Molta aria, cielo e roccia. Per vivere trova una soluzione a lui congeniale: aiuta i compaesani nelle questioni burocratiche (“avevo trentotto anni senza quasi accorgermene. Il mondo mi scivolò addosso tra una bevuta e l’altra con Franco. Lui era diventato un docente di scuola elementare, io mi occupavo delle tasse di tre quarti del paese“). Poi, quasi in risposta all’ennesima domanda esistenziale (“la vita è fatta da chi osserva e da chi fa: io cosa faccio? io devo fare qualcosa“) si ritrova con un’inaspettata ma travolgente risposta da Line, una donna del paese: “tu hai fatto qualcosa”, gli dice dopo aver stappato una bottiglia.

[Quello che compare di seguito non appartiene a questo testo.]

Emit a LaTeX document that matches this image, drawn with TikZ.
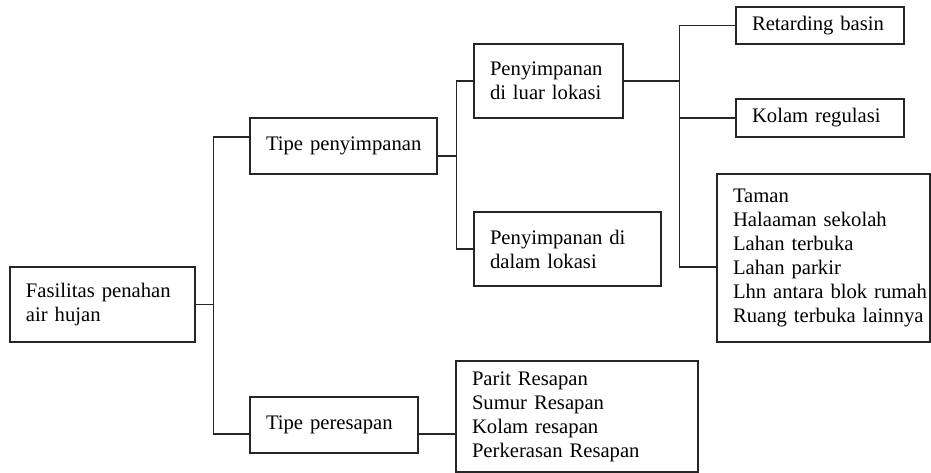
\documentclass[tikz,border=0pt]{standalone}
\usepackage{fontspec}
\setmainfont{Liberation Serif}
\usetikzlibrary{calc}
\tikzset{
  kotak/.style={draw=black!85, line width=0.8pt, align=left, inner xsep=12pt, inner ysep=0pt,
    font=\fontsize{15.5}{18}\selectfont,
    execute at begin node={\rightskip=0pt plus 1fil minus 30pt\hyphenpenalty=10000}},
  garis/.style={black!85, line width=0.8pt}
}
\begin{document}
\begin{tikzpicture}[x=0.75pt, y=-0.75pt]
  \useasboundingbox (0,0) rectangle (931,473);
  \node[kotak, text width=114.75pt, minimum height=56.25pt] (root) at (102.5,304.5) {Fasilitas penahan\\air hujan};
  \node[kotak, text width=116.25pt, minimum height=42pt] (tpen) at (343.5,146) {Tipe penyimpanan};
  \node[kotak, text width=102pt, minimum height=42pt] (tres) at (334,425) {Tipe peresapan};
  \node[kotak, text width=87.75pt, minimum height=55.5pt] (luar) at (548.5,81) {Penyimpanan\\di luar lokasi};
  \node[kotak, text width=116.25pt, minimum height=55.5pt] (dalam) at (567.5,249) {Penyimpanan di\\dalam lokasi};
  \node[kotak, text width=102pt, minimum height=27.75pt] (retard) at (820,25.5) {Retarding basin};
  \node[kotak, text width=102pt, minimum height=28.5pt] (kolam) at (820,118) {Kolam regulasi};
  \node[kotak, text width=135.75pt, minimum height=126pt] (taman) at (823.5,258)
    {Taman\\Halaaman sekolah\\Lahan terbuka\\Lahan parkir\\Lhn antara blok rumah\\Ruang terbuka lainnya};
  \node[kotak, text width=157.5pt, minimum height=83.25pt] (parit) at (577,416.5)
    {Parit Resapan\\Sumur Resapan\\Kolam resapan\\Perkerasan Resapan};

  \draw [garis] (root.east) -- ++(18,0) coordinate (c1);
  \draw [garis] ($(tpen.west)+(0,-9)$) -| (c1) |- ($(tres.west)+(0,9)$);
  \draw [garis] ($(tpen.east)+(0,10)$) -- ++(19,0) coordinate (c2);
  \draw [garis] (luar.west) -| (c2) |- (dalam.west);
  \coordinate (c3) at ($(tres.east)+(0,9)$);
  \draw [garis] (c3) -- (c3 -| parit.west);
  \draw [garis] (luar.east) -- ++(56,0) coordinate (c4);
  \draw [garis] (retard.west) -| (c4) |- ($(taman.west)+(0,9)$);
  \draw [garis] (kolam.west) -- (kolam.west -| c4);
\end{tikzpicture}
\end{document}
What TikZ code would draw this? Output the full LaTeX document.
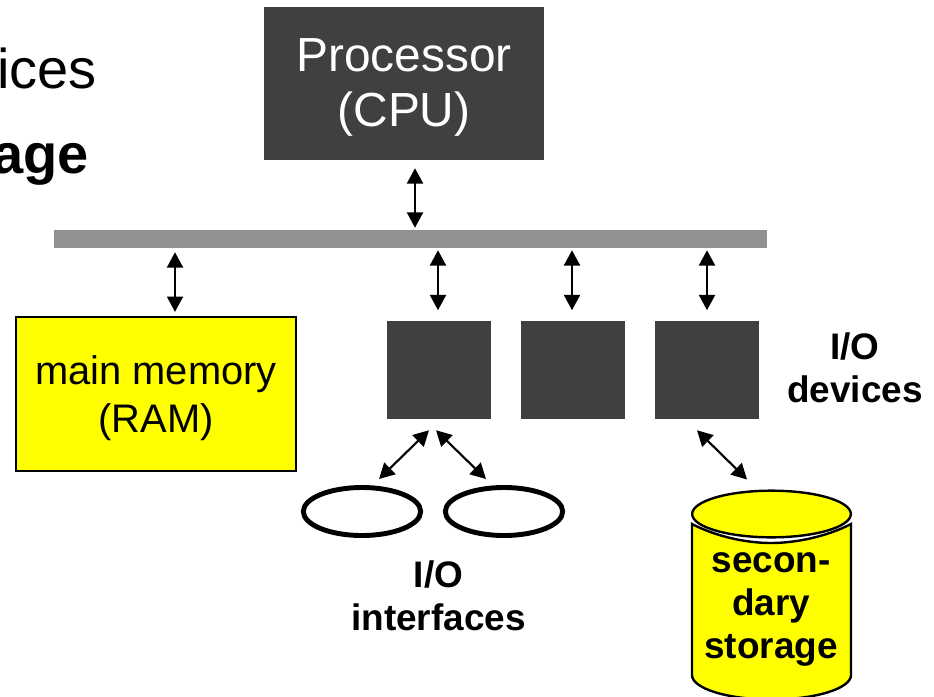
\documentclass[tikz,border=0pt]{standalone}
\usepackage{fontspec}
\setmainfont{Liberation Sans}
\usetikzlibrary{arrows.meta,calc,shapes.geometric}
\definecolor{boxgray}{HTML}{404040}
\definecolor{busgray}{HTML}{919191}
\definecolor{memyellow}{HTML}{FFFF00}
\begin{document}
\begin{tikzpicture}[x=.75pt,y=-.75pt,
  darkbox/.style={fill=boxgray,draw=none,inner sep=0,minimum width=78pt,minimum height=73.5pt},
  link/.style={{Triangle[length=11.5pt,width=12pt]}-{Triangle[length=11.5pt,width=12pt]},line width=1.6pt},
  disk/.style={ellipse,draw=black,fill=white,line width=3.7pt,inner sep=0,minimum width=88pt,minimum height=36pt},
  plain/.style={align=center,inner sep=0,font=\fontsize{27.7pt}{32pt}\selectfont\bfseries}]
\useasboundingbox (0,0) rectangle (934,696);
% left text
\node[anchor=base east,inner sep=0,font=\fontsize{42pt}{46pt}\selectfont] (ices) at (97,88) {ices};
\node[anchor=base east,inner sep=0,font=\fontsize{42pt}{46pt}\selectfont\bfseries] (age) at (89,173) {age};
% cpu and bus
\node[fill=boxgray,inner sep=0,minimum width=210pt,minimum height=114.75pt] (cpu) at (404,83.5) {};
\node[align=center,inner sep=0,text=white,font=\fontsize{35.9pt}{41pt}\selectfont] (cpulabel) at (404,87.5) {Processor\\(CPU)};
\node[fill=busgray,inner sep=0,minimum width=534.75pt,minimum height=13.5pt] (bus) at (410.5,239) {};
% memory
\node[fill=memyellow,draw=black,line width=1.5pt,inner sep=0,minimum width=210pt,minimum height=115pt] (ram) at (155.75,394) {};
\node[align=center,inner sep=0,font=\fontsize{29.9pt}{36pt}\selectfont] (ramlabel) at (156,398) {main memory\\(RAM)};
% io boxes
\node[darkbox] (box1) at (439,370) {};
\node[darkbox] (box2) at (573,370) {};
\node[darkbox] (box3) at (707,370) {};
\node[plain] (devlabel) at (855,368) {I/O\\devices};
% interfaces
\node[disk] (disk1) at (362,511.5) {};
\node[disk] (disk2) at (504,511.5) {};
\node[plain] (iflabel) at (438.5,596) {I/O\\interfaces};
% storage
\draw[fill=memyellow,line width=1.8pt] (692,524) .. controls (715,536) and (745,543) .. (771,543) .. controls (797,543) and (828,536) .. (851,524) -- (851,675) arc[start angle=0,end angle=180,x radius=79.5,y radius=24.5] -- cycle;
\node[ellipse,fill=memyellow,draw=black,line width=1.8pt,inner sep=0,minimum width=119pt,minimum height=35pt] (stortop) at (771.5,514) {};
\node[plain] (storlabel) at (771,609.5) {secon-\\dary\\storage};
% links
\draw[link] ($(cpu.south)+(11,8)$) -- ($(bus.north)+(4.5,-2)$);
\draw[link] ($(bus.south)+(-235.5,4)$) -- ($(ram.north)+(19.25,-4.5)$);
\draw[link] ($(bus.south)+(27.5,2)$) -- ($(box1.north)+(-1,-10.5)$);
\draw[link] ($(bus.south)+(161.5,2)$) -- ($(box2.north)+(-1,-10.5)$);
\draw[link] ($(bus.south)+(296.5,2)$) -- ($(box3.north)+(0,-10.5)$);
\draw[link] ($(box1.south)+(-10,11)$) -- ($(disk1.north)+(17,-6)$);
\draw[link] ($(box1.south)+(-3,11)$) -- ($(disk2.north)+(-18,-6)$);
\draw[link] ($(box3.south)+(-10,11)$) -- ($(stortop.north)+(-24.5,-10)$);
\end{tikzpicture}
\end{document}
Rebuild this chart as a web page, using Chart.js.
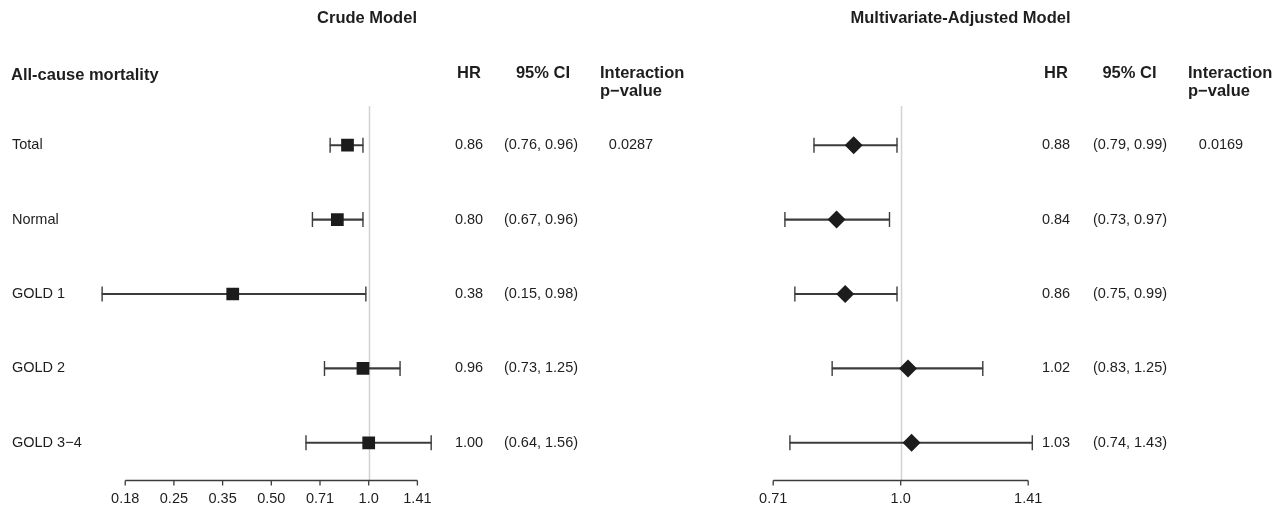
<!DOCTYPE html>
<html>
  <head>
    <meta charset="utf-8">
    <title>All-cause mortality forest plot</title>
    <style>
      body { margin: 0; background: #fff; }
      canvas { position: absolute; top: 0; }
      #crude { left: 0; }
      #adjusted { left: 700px; }
    </style>
  </head>
  <body>
    <canvas id="crude" width="700" height="506"></canvas>
    <canvas id="adjusted" width="586" height="506"></canvas>

    <script src="https://cdn.jsdelivr.net/npm/chart.js@4.4.1/dist/chart.umd.min.js"></script>
    <script>
      // rows and values
      var rows = ['Total', 'Normal', 'GOLD 1', 'GOLD 2', 'GOLD 3\u22124'];

      var crudeHR = [0.86, 0.80, 0.38, 0.96, 1.00];
      var crudeLo = [0.76, 0.67, 0.15, 0.73, 0.64];
      var crudeHi = [0.96, 0.96, 0.98, 1.25, 1.56];
      var crudeP = ['0.0287', '', '', '', ''];

      var adjHR = [0.88, 0.84, 0.86, 1.02, 1.03];
      var adjLo = [0.79, 0.73, 0.75, 0.83, 0.74];
      var adjHi = [0.99, 0.97, 0.99, 1.25, 1.43];
      var adjP = ['0.0169', '', '', '', ''];

      var crudeTicks = [0.1768, 0.25, 0.3536, 0.5, 0.7071, 1, 1.4142];
      var crudeTickLabels = ['0.18', '0.25', '0.35', '0.50', '0.71', '1.0', '1.41'];
      var adjTicks = [0.7071, 1, 1.4142];
      var adjTickLabels = ['0.71', '1.0', '1.41'];

      var FONT = '"Liberation Sans", Arial, Helvetica, sans-serif';
      var INK = '#1e1e1e';
      var LINE = '#3c3c3c';

      function txt(ctx, s, x, y, align, bold, size) {
        ctx.font = (bold ? 'bold ' : '') + size + 'px ' + FONT;
        ctx.textAlign = align;
        ctx.textBaseline = 'middle';
        ctx.fillStyle = INK;
        ctx.fillText(s, x, y);
      }

      function forest(id, cfg) {
        var W = cfg.width;
        var padL = cfg.one + cfg.ppd * Math.log2(cfg.min);
        var padR = W - (cfg.one + cfg.ppd * Math.log2(cfg.max));

        var caps = [];
        for (var i = 0; i < rows.length; i++) {
          caps.push({x: cfg.lo[i], y: rows[i]});
          caps.push({x: cfg.hi[i], y: rows[i]});
        }

        var deco = {
          id: 'deco',
          beforeDatasetsDraw: function (chart) {
            var ctx = chart.ctx, a = chart.chartArea, xs = chart.scales.x;
            var x1 = Math.round(xs.getPixelForValue(1)) + 0.5;
            ctx.save();
            ctx.strokeStyle = '#d2d2d2';
            ctx.lineWidth = 1.5;
            ctx.beginPath();
            ctx.moveTo(x1, a.top - 2);
            ctx.lineTo(x1, a.bottom);
            ctx.stroke();
            ctx.restore();
          },
          afterDraw: function (chart) {
            var ctx = chart.ctx, a = chart.chartArea;
            var xs = chart.scales.x, ys = chart.scales.y;
            ctx.save();
            // axis only over the tick range
            var ax0 = xs.getPixelForValue(cfg.ticks[0]);
            var ax1 = xs.getPixelForValue(cfg.ticks[cfg.ticks.length - 1]);
            var ay = a.bottom + 0.5;
            ctx.strokeStyle = LINE;
            ctx.lineWidth = 1.3;
            ctx.beginPath();
            ctx.moveTo(ax0, ay);
            ctx.lineTo(ax1, ay);
            for (var t = 0; t < cfg.ticks.length; t++) {
              var tx = xs.getPixelForValue(cfg.ticks[t]);
              ctx.moveTo(tx, ay);
              ctx.lineTo(tx, ay + 5);
            }
            ctx.stroke();
            for (var t = 0; t < cfg.ticks.length; t++) {
              txt(ctx, cfg.tickLabels[t], xs.getPixelForValue(cfg.ticks[t]), 499, 'center', false, 14.5);
            }

            // headings
            txt(ctx, cfg.title, cfg.titleX, 18, 'center', true, 16.5);
            if (cfg.heading) txt(ctx, cfg.heading, 11, 75, 'left', true, 16.5);
            txt(ctx, 'HR', cfg.hrX, 73, 'center', true, 16.5);
            txt(ctx, '95% CI', cfg.ciHeadX, 73, 'center', true, 16.5);
            txt(ctx, 'Interaction', cfg.intX, 73, 'left', true, 16.5);
            txt(ctx, 'p\u2212value', cfg.intX, 91, 'left', true, 16.5);

            // table columns
            for (var i = 0; i < rows.length; i++) {
              var y = ys.getPixelForValue(i);
              if (cfg.labels) txt(ctx, rows[i], 12, y, 'left', false, 14.5);
              txt(ctx, cfg.hr[i].toFixed(2), cfg.hrX, y, 'center', false, 14.5);
              txt(ctx, '(' + cfg.lo[i].toFixed(2) + ', ' + cfg.hi[i].toFixed(2) + ')', cfg.ciX, y, 'center', false, 14.5);
              if (cfg.p[i]) txt(ctx, cfg.p[i], cfg.pX, y, 'center', false, 14.5);
            }
            ctx.restore();
          }
        };

        return new Chart(document.getElementById(id), {
          type: 'bar',
          data: {
            labels: rows,
            datasets: [
              {
                type: 'bar',
                data: cfg.lo.map(function (l, i) { return [l, cfg.hi[i]]; }),
                backgroundColor: LINE,
                barThickness: 1.4,
                order: 3
              },
              {
                type: 'scatter',
                data: caps,
                pointStyle: 'line',
                rotation: 90,
                radius: 7.5,
                borderColor: LINE,
                borderWidth: 1.4,
                order: 2
              },
              {
                type: 'scatter',
                data: cfg.hr.map(function (v, i) { return {x: v, y: rows[i]}; }),
                pointStyle: cfg.marker,
                radius: 9,
                backgroundColor: '#1c1c1c',
                borderColor: '#1c1c1c',
                borderWidth: 0,
                order: 1
              }
            ]
          },
          options: {
            indexAxis: 'y',
            responsive: false,
            animation: false,
            events: [],
            layout: {padding: {left: padL, right: padR, top: 108, bottom: 26}},
            plugins: {legend: {display: false}, tooltip: {enabled: false}},
            scales: {
              x: {type: 'logarithmic', min: cfg.min, max: cfg.max, bounds: 'data', display: false},
              y: {type: 'category', offset: true, display: false}
            }
          },
          plugins: [deco]
        });
      }

      forest('crude', {
        width: 700, one: 368.7, ppd: 97.4, min: 0.125, max: 2,
        hr: crudeHR, lo: crudeLo, hi: crudeHi, p: crudeP,
        ticks: crudeTicks, tickLabels: crudeTickLabels,
        marker: 'rect', labels: true,
        title: 'Crude Model', titleX: 367, heading: 'All-cause mortality',
        hrX: 469, ciHeadX: 543, ciX: 541, intX: 600, pX: 631
      });

      forest('adjusted', {
        width: 586, one: 200.7, ppd: 255, min: 0.6, max: 1.7,
        hr: adjHR, lo: adjLo, hi: adjHi, p: adjP,
        ticks: adjTicks, tickLabels: adjTickLabels,
        marker: 'rectRot', labels: false,
        title: 'Multivariate-Adjusted Model', titleX: 260.5, heading: null,
        hrX: 356, ciHeadX: 429.5, ciX: 430, intX: 488, pX: 521
      });
    </script>
  </body>
</html>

E qui cambia tutto. La rivelazione della ventura paternità riavvolge il suo stato mentale: il figlio che diventa padre, lo scombussolamento nel dover comunque rapportarsi al genitore scappato proprio in un frangente simile. E una forza più grande di lui che sembra rapirlo, trascinarlo sulle orme paterne. Perché la storia del non aver un nome, perché la fuga paterna deve capirla, assimilarla, perché, perché troppi perché. Il romanzo qui diventa di viaggio, forse anche di avventura. In pratica Alvaro gira il mondo: Polonia, Thailandia, Turchia, Irlanda e via … fino all’India.

Una spedizione che si rivela carica di sorprese, su tutte il padre che non è morto, pur essendo stato “funeralizzato”. Lo incontra e scopre che lui, Alvaro, per il genitore un nome ce l’aveva: “minchione”, ecco cosa era agli occhi paterni, un “minchione”.

Pagine dense di pathos, momenti memorabili che vanno in collisione con risposte eluse, o frasi capite a metà. Inizia una specie di caccia al tesoro, sconvolgente ma anche entusiasmante. “Perché dobbiamo chiacchierare di cose stupide ? Troppa filosofia fa male“. Un viaggio intorno al mondo ma anche dentro sé stesso, e domande sul perché in pratica lui sta facendo la stessa cosa che ha subito, e penato.

La narrazione sa anche essere intensa, ogni tanto il lettore trova una gran bella meraviglia quando meno se l’aspetta. E citazioni, riferimenti: “ho capito che ognuno deve affrontare la cattiva sorte, i suoi errori, la sua coscienza e tutto quel genere di cose. Non possiamo stare sempre lì, al centro del monumento che ci siamo eretti e credere che qualcuno venga a magnificarci..” Che bel romanzo!

Per chi scrive “Sotto il cielo del mondo” sarebbe da adottare come lettura nel secondo biennio di scuola media: ha talmente tanti aspetti che in pratica si potrebbe affrontare l’intero programma. Ultima osservazione: fosse stato stampato in Italia, magari da un editore importante, questo romanzo sarebbe finito dritto in parecchie finali di premi diversi. Abbiamo infatti letto di molto peggio fra questi titoli in nomination. Ovviamente non si vuole togliere alcun merito all’editore ticinese Cappelli, davvero encomiabile nel proporre questa storia. Chapeu, a lui e, ovviamente a Flavio Stroppini.

“Sotto il cielo del mondo”, 2020, di Flavio STROPPINI, Gabrielecapellieditore, 2020, pag. 165, Fr. 22,00.